Oil prices stabilized as investors monitored risk appetite in broader financial markets, offsetting the impact of progress in peace talks on Ukraine that could pave the way for increased crude supplies.

Brent crude remained near $63 a barrel after gaining more than 1% on Monday, while West Texas Intermediate crude stayed below $59.

Asian stocks followed Wall Street's gains, buoyed by expectations of further interest rate cuts by the Federal Reserve. Adding to the positive sentiment, US President Donald Trump and his Chinese counterpart Xi Jinping held their first talks since agreeing to a trade truce last month.

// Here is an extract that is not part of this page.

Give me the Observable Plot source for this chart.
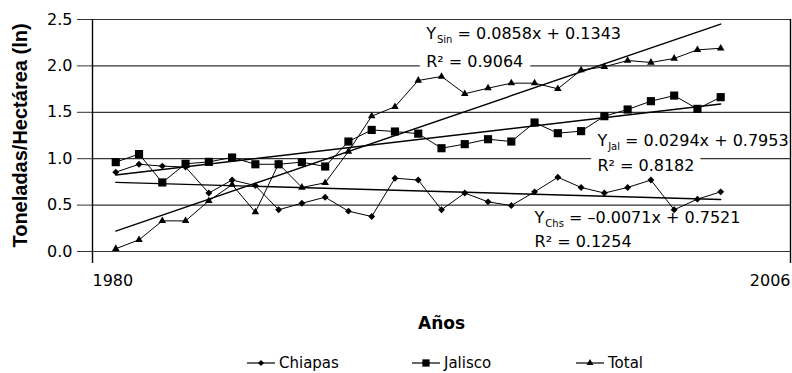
<!DOCTYPE html>
<html>
<head>
<meta charset="utf-8">
<script src="https://cdn.jsdelivr.net/npm/d3@7"></script>
<script src="https://cdn.jsdelivr.net/npm/@observablehq/plot@0.6"></script>
<style>
  html, body { margin: 0; padding: 0; background: #fff; }
  #chart { width: 792px; }
  #legend { position: relative; height: 33px; width: 792px; font-family: "DejaVu Sans", sans-serif; font-size: 15px; color: #000; }
  .item { position: absolute; top: 13px; display: flex; align-items: center; height: 20px; }
  .item svg { display: block; margin-right: 4px; }
</style>
</head>
<body>
<div id="chart"></div>
<div id="legend"></div>
<script>
// ---- data ----
const years = [1980,1981,1982,1983,1984,1985,1986,1987,1988,1989,1990,1991,1992,1993,
               1994,1995,1996,1997,1998,1999,2000,2001,2002,2003,2004,2005,2006];
const chiapas = [0.855,0.94,0.92,0.91,0.63,0.77,0.71,0.45,0.52,0.585,0.435,0.377,0.79,0.77,
                 0.45,0.63,0.535,0.495,0.643,0.80,0.69,0.63,0.69,0.77,0.45,0.564,0.643];
const jalisco = [0.963,1.05,0.744,0.945,0.966,1.013,0.94,0.94,0.963,0.916,1.185,1.31,1.293,1.27,
                 1.113,1.157,1.21,1.185,1.39,1.275,1.297,1.458,1.53,1.62,1.68,1.537,1.663];
const total = [0.03,0.126,0.33,0.33,0.546,0.72,0.424,0.945,0.69,0.74,1.078,1.458,1.56,1.843,
               1.886,1.70,1.76,1.814,1.814,1.753,1.954,1.99,2.058,2.037,2.08,2.173,2.19];
const seriesNames = ["Chiapas", "Jalisco", "Total"];
const seriesSymbols = ["diamond2", "square", "triangle"];
const seriesSizes = [3.1, 4.6, 2.8];
// trend lines as printed on the chart
const trendKeys = ["Chs", "Jal", "Sin"];
const trendSlopes = [-0.0071, 0.0294, 0.0858];
const trendIntercepts = [0.7521, 0.7953, 0.1343];
const eqLabels = ["Y_{Chs} = –0.0071x + 0.7521", "Y_{Jal} = 0.0294x + 0.7953", "Y_{Sin} = 0.0858x + 0.1343"];
const r2Labels = ["R² = 0.1254", "R² = 0.8182", "R² = 0.9064"];
const eqX = [19.0, 21.7, 14.34];
const eqY = [0.302, 1.142, 2.295];
const r2Y = [0.046, 0.865, 1.986];
const r2Halo = [false, true, true];
// axes
const yTicks = [0, 0.5, 1.0, 1.5, 2.0, 2.5];
const xTickPos = [0, 30];
const xTickLabels = ["1980", "2006"];
const yTitle = "Toneladas/Hectárea (ln)";
const xTitle = "Años";

// ---- build tables ----
const values = [chiapas, jalisco, total];
const rows = [];
values.forEach((arr, s) => arr.forEach((v, i) => rows.push({series: seriesNames[s], s, x: i + 1, year: years[i], y: v})));
const trendRows = [];
trendKeys.forEach((k, j) => [1, years.length].forEach(x => trendRows.push({key: k, x, y: trendSlopes[j] * x + trendIntercepts[j]})));
const eqRows = eqLabels.map((t, j) => ({x: eqX[j], y: eqY[j], text: t}));
const r2Rows = r2Labels.map((t, j) => ({x: eqX[j], y: r2Y[j], text: t, halo: r2Halo[j]}));

const font = "DejaVu Sans";
const plot = Plot.plot({
  width: 792,
  height: 340,
  marginLeft: 92,
  marginRight: 2,
  marginTop: 19,
  marginBottom: 89,
  style: {fontFamily: font, fontSize: "16px", color: "#000", background: "#fff", overflow: "visible"},
  x: {type: "linear", domain: [0, 30]},
  y: {domain: [0, 2.5]},
  marks: [
    Plot.gridY(yTicks, {stroke: "#333", strokeOpacity: 1, strokeWidth: 1.2}),
    Plot.axisY({ticks: yTicks, tickSize: 15, tickPadding: 5, tickFormat: d => d.toFixed(1), label: null, stroke: "#333", fontSize: 16}),
    Plot.ruleX(xTickPos, {stroke: "#000", strokeWidth: 1.4}),
    Plot.axisX({ticks: xTickPos, tickSize: 12, tickFormat: () => "", label: null, strokeWidth: 1.4}),
    Plot.text([0], {x: i => xTickPos[i], frameAnchor: "bottom", dy: 34, lineAnchor: "bottom", textAnchor: "start", text: i => xTickLabels[i], fontSize: 16}),
    Plot.text([1], {x: i => xTickPos[i], frameAnchor: "bottom", dy: 34, lineAnchor: "bottom", textAnchor: "end", text: i => xTickLabels[i], fontSize: 16}),
    Plot.text([xTitle], {frameAnchor: "bottom", dy: 77, lineAnchor: "bottom", fontFamily: "DejaVu Sans", fontWeight: "bold", fontSize: 17}),
    Plot.text([yTitle], {frameAnchor: "left", dx: -72, rotate: -90, textAnchor: "middle", lineAnchor: "middle", fontFamily: "Liberation Sans", fontWeight: "bold", fontSize: 20}),
    // annotations
    Plot.text(eqRows, {x: "x", y: "y", text: "text", textAnchor: "start", lineAnchor: "bottom", fontSize: 16, fill: "#000"}),
    Plot.text(r2Rows.filter(d => d.halo), {x: "x", y: "y", text: "text", textAnchor: "start", lineAnchor: "bottom", fontSize: 16, fill: "#000", stroke: "#fff", strokeWidth: 16, paintOrder: "stroke"}),
    Plot.text(r2Rows.filter(d => !d.halo), {x: "x", y: "y", text: "text", textAnchor: "start", lineAnchor: "bottom", fontSize: 16, fill: "#000"}),
    // trend lines
    Plot.line(trendRows, {x: "x", y: "y", z: "key", stroke: "#000", strokeWidth: 1.4}),
    // series
    Plot.line(rows, {x: "x", y: "y", z: "series", stroke: "#000", strokeWidth: 1}),
    ...seriesNames.map((name, s) => Plot.dot(rows.filter(d => d.s === s), {x: "x", y: "y", symbol: seriesSymbols[s], r: seriesSizes[s], fill: "#000", stroke: "none"}))
  ]
});

// subscripts: Y_{Sin} -> Y with small lowered "Sin"
const ns = "http://www.w3.org/2000/svg";
plot.querySelectorAll("text").forEach(t => {
  const m = t.textContent.match(/^(.*?)_\{(.+?)\}(.*)$/);
  if (!m) return;
  t.textContent = "";
  const a = document.createElementNS(ns, "tspan"); a.textContent = m[1];
  const b = document.createElementNS(ns, "tspan"); b.textContent = m[2];
  b.setAttribute("font-size", "10"); b.setAttribute("dy", "4"); b.setAttribute("dx", "1");
  const c = document.createElementNS(ns, "tspan"); c.textContent = m[3];
  c.setAttribute("dy", "-4");
  t.append(a, b, c);
});
document.getElementById("chart").append(plot);

// legend
const legend = document.getElementById("legend");
const legendLeft = [247, 412, 576];
seriesNames.forEach((name, s) => {
  const item = document.createElement("div");
  item.className = "item";
  item.style.left = legendLeft[s] + "px";
  const sv = d3.create("svg").attr("width", 28).attr("height", 14);
  sv.append("line").attr("x1", 0).attr("x2", 28).attr("y1", 7).attr("y2", 7).attr("stroke", "#000").attr("stroke-width", 1.2);
  const symMap = {diamond2: d3.symbolDiamond2, square: d3.symbolSquare, triangle: d3.symbolTriangle};
  sv.append("path").attr("transform", "translate(14,7)")
    .attr("d", d3.symbol(symMap[seriesSymbols[s]], Math.PI * seriesSizes[s] * seriesSizes[s] * 0.8)())
    .attr("fill", "#000");
  item.append(sv.node());
  const lab = document.createElement("span");
  lab.textContent = name;
  item.append(lab);
  legend.append(item);
});
</script>
</body>
</html>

Impact of Ukraine talks on oil prices

Regarding Ukraine, Trump adopted a positive tone about the prospects for a ceasefire, after talks narrowed the gap in disagreements over his latest peace proposal.

If an agreement is eventually reached, the United States and other countries may ease sanctions on Russia, potentially boosting oil supplies in a market facing the prospect of a supply glut.

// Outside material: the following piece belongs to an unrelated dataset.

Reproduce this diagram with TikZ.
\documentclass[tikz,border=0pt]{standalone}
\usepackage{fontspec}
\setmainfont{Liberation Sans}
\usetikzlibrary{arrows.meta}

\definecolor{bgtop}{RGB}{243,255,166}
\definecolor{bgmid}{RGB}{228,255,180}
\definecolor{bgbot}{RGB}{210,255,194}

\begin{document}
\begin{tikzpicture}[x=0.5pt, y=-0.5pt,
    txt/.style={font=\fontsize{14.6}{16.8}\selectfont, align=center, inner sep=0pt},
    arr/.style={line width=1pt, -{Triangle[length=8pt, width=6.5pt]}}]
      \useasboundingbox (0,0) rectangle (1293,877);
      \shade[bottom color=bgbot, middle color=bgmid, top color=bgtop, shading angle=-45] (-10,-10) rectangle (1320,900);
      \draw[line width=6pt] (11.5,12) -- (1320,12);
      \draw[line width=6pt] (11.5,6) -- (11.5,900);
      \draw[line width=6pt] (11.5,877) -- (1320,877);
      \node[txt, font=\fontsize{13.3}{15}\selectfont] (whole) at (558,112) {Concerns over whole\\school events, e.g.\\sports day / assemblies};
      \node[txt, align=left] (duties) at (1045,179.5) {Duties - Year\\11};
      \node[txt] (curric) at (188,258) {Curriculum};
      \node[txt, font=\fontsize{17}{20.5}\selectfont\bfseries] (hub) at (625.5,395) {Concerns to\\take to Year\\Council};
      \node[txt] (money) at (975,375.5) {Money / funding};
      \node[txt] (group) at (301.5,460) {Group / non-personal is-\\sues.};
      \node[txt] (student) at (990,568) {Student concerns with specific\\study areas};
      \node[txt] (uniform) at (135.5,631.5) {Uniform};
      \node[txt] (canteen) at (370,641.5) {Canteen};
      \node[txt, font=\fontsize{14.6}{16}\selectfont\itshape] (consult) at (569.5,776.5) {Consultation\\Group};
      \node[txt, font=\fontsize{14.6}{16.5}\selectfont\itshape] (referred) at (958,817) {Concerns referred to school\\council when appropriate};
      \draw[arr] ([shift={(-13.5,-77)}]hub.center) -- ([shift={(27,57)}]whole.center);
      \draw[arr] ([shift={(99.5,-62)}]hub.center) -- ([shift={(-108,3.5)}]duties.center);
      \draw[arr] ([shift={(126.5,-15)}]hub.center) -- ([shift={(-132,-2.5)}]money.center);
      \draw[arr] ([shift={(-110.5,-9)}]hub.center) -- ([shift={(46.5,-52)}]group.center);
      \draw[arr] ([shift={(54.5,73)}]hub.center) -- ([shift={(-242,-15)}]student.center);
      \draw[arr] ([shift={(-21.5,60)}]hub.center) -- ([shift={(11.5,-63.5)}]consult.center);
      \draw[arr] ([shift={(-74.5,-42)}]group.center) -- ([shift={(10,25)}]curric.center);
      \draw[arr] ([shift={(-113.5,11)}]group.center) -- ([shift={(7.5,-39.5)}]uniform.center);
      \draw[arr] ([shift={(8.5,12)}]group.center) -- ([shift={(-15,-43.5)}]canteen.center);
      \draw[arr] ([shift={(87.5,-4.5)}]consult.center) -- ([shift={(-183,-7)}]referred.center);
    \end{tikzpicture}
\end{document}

Warren Patterson, head of commodity strategies at ING Group, said: While oil is benefiting from the surge in demand for high-risk assets in the markets, peace talks will remain a pivotal factor.

He added: Any positive progress in these talks creates downside risks to prices, because it could remove one of the most significant supply risks.

Crude oil has declined this year, with futures contracts poised to record their fourth monthly drop in November, in what would be their longest losing streak since 2023.

This decline reflects increased production, as OPEC+, along with non-OPEC+ countries, adds more barrels to the market. Crude oil inventories have been above the five-year average since late July, according to BloombergNEF.